• _Aim of the exercise_:
Return each line containing "this".

• _Supplied records_:
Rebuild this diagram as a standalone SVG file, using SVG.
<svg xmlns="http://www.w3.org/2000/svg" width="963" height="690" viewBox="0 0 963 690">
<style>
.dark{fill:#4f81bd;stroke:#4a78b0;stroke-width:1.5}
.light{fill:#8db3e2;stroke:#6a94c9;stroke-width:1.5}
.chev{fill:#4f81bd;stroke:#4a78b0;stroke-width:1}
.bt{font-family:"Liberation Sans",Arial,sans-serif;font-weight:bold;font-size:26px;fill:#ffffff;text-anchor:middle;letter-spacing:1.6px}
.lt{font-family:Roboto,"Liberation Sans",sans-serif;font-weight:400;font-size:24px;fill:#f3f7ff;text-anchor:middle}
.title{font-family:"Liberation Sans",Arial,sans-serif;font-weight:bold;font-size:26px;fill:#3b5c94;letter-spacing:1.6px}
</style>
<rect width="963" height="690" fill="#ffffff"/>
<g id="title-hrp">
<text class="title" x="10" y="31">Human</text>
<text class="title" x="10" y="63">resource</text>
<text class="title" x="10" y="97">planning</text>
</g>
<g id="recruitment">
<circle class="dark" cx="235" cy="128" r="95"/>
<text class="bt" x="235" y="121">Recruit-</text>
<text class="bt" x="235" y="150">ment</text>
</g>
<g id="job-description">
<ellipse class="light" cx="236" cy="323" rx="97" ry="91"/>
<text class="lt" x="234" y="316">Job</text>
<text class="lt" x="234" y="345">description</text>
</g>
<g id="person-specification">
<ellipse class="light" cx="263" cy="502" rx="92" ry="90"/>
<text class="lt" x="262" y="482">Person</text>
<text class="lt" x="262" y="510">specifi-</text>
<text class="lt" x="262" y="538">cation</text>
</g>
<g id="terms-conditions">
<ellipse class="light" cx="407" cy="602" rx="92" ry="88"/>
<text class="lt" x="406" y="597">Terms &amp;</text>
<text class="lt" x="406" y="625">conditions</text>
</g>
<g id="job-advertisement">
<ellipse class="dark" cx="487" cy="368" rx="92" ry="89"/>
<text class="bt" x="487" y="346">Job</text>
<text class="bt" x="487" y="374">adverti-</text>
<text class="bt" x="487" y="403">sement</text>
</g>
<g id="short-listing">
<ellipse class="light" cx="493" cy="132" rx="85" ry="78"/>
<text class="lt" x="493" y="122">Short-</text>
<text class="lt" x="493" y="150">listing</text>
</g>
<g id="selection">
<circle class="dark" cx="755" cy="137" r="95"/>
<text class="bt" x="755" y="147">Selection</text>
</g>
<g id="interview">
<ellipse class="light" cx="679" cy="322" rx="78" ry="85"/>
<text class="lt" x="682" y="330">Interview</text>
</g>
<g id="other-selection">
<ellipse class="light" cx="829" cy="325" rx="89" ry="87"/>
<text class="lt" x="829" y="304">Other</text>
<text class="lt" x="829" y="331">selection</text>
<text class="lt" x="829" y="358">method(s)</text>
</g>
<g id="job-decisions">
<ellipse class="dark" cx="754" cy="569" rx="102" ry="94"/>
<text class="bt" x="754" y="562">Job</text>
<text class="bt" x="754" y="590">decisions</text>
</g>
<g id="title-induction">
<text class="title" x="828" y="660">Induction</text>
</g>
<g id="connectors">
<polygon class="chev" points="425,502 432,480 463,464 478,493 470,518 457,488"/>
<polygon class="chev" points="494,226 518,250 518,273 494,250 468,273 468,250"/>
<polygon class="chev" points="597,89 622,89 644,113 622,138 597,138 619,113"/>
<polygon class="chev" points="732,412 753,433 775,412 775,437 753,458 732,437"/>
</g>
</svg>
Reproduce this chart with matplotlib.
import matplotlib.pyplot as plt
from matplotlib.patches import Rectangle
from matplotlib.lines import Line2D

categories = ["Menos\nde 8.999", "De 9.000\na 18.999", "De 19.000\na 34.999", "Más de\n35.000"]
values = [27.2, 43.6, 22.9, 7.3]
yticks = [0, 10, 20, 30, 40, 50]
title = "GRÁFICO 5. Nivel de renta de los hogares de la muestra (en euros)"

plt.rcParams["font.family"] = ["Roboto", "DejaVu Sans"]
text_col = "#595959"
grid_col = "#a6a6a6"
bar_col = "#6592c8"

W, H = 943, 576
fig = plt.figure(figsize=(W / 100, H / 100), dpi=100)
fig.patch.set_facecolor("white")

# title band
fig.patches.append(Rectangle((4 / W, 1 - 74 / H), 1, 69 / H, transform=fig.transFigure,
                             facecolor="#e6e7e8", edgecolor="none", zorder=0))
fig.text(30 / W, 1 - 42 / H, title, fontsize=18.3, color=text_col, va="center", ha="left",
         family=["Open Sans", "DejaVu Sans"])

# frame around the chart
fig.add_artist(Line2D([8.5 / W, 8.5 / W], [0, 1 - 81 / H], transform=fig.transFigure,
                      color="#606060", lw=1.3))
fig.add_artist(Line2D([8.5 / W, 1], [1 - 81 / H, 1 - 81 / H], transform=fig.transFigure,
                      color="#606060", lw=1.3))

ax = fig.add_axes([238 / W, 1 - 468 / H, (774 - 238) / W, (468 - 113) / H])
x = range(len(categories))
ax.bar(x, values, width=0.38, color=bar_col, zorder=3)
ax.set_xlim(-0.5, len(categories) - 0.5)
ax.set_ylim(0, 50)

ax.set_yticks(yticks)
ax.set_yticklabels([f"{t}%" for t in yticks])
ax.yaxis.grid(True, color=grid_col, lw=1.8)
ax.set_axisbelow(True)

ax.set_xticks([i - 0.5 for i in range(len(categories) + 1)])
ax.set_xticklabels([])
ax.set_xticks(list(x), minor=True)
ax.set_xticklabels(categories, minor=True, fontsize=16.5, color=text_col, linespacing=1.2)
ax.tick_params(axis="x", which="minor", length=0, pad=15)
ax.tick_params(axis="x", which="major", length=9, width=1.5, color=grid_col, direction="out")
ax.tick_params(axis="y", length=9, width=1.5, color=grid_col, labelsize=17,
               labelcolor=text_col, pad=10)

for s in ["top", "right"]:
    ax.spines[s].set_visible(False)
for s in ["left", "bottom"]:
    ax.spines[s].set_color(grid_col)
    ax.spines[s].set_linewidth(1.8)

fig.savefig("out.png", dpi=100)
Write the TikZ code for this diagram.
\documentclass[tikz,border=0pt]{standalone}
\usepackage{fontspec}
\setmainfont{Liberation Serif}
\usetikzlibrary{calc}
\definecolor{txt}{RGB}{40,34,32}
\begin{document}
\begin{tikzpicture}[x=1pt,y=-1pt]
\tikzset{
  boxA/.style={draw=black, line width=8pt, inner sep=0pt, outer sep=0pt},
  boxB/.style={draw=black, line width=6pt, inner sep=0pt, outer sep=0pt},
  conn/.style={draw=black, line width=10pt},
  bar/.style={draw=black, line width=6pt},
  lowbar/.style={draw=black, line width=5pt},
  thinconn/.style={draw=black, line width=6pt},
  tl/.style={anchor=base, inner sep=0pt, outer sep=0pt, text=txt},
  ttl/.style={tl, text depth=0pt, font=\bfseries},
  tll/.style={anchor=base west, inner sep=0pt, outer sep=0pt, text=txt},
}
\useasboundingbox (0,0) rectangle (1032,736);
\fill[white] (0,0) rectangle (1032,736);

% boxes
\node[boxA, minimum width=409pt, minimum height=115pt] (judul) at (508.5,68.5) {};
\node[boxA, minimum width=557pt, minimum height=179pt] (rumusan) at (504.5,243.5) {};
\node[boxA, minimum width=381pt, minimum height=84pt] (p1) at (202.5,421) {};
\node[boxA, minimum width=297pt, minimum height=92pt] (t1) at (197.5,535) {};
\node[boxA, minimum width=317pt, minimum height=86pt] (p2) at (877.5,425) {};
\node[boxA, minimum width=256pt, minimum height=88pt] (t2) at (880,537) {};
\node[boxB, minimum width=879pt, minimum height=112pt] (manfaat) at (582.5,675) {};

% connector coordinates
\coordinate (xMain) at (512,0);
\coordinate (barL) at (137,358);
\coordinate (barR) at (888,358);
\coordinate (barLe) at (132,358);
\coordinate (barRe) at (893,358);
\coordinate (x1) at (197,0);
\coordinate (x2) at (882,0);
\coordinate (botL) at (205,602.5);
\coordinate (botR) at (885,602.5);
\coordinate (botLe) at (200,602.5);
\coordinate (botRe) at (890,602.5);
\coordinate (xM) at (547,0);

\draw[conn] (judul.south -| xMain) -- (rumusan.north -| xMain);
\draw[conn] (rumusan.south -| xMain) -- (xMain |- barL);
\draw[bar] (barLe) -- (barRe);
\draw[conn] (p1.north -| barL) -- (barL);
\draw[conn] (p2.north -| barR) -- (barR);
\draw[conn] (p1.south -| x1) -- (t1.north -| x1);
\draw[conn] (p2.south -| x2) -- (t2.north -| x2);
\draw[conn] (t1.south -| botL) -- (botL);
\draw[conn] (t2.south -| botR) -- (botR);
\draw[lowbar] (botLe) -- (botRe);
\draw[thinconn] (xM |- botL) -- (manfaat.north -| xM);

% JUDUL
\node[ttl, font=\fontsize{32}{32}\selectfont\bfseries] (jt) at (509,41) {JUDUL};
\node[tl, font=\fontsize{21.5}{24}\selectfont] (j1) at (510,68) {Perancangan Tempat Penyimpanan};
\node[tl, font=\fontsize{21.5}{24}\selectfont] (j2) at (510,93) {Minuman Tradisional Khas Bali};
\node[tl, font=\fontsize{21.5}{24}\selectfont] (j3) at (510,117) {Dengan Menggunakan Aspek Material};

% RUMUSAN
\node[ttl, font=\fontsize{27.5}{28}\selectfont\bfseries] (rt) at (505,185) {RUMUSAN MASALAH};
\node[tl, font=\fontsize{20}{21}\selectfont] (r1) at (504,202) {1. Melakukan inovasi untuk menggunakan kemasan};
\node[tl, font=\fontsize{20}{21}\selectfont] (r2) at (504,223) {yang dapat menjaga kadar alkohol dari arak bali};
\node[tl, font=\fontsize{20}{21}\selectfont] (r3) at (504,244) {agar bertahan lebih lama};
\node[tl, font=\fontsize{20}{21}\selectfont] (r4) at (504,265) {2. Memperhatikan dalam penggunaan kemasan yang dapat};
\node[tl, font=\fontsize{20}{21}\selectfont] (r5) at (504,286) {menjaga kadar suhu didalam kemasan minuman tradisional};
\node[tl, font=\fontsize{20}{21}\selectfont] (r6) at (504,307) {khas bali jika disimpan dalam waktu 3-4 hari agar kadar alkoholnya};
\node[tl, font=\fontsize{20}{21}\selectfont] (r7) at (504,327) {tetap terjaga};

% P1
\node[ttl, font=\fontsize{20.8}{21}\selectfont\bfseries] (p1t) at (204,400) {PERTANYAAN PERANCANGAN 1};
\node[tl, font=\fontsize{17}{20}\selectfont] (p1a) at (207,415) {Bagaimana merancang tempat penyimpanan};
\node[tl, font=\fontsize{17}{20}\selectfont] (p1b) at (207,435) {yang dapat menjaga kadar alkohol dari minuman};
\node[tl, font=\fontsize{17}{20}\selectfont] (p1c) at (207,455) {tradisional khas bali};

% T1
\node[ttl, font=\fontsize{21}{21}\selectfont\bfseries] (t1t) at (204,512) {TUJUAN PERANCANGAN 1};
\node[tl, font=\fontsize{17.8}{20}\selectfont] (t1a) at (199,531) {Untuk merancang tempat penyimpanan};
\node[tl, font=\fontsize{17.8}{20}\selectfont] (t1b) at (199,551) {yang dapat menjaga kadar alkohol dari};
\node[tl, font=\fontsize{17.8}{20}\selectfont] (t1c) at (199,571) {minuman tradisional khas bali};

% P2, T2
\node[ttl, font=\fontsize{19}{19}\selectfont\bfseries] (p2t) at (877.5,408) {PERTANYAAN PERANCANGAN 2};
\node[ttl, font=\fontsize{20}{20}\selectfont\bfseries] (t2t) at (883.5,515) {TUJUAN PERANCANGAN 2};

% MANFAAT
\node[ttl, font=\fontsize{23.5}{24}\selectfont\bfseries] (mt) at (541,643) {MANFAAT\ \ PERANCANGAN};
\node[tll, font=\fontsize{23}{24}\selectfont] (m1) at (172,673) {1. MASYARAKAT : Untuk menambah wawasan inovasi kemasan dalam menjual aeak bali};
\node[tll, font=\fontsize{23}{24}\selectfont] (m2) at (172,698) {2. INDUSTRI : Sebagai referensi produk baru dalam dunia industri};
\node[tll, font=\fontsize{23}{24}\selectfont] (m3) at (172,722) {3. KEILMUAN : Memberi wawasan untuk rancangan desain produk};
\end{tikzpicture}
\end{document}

• _Full output_:
Rebuild this diagram as a standalone SVG file, using SVG.
Reproduce this chart with matplotlib.
Write the TikZ code for this diagram.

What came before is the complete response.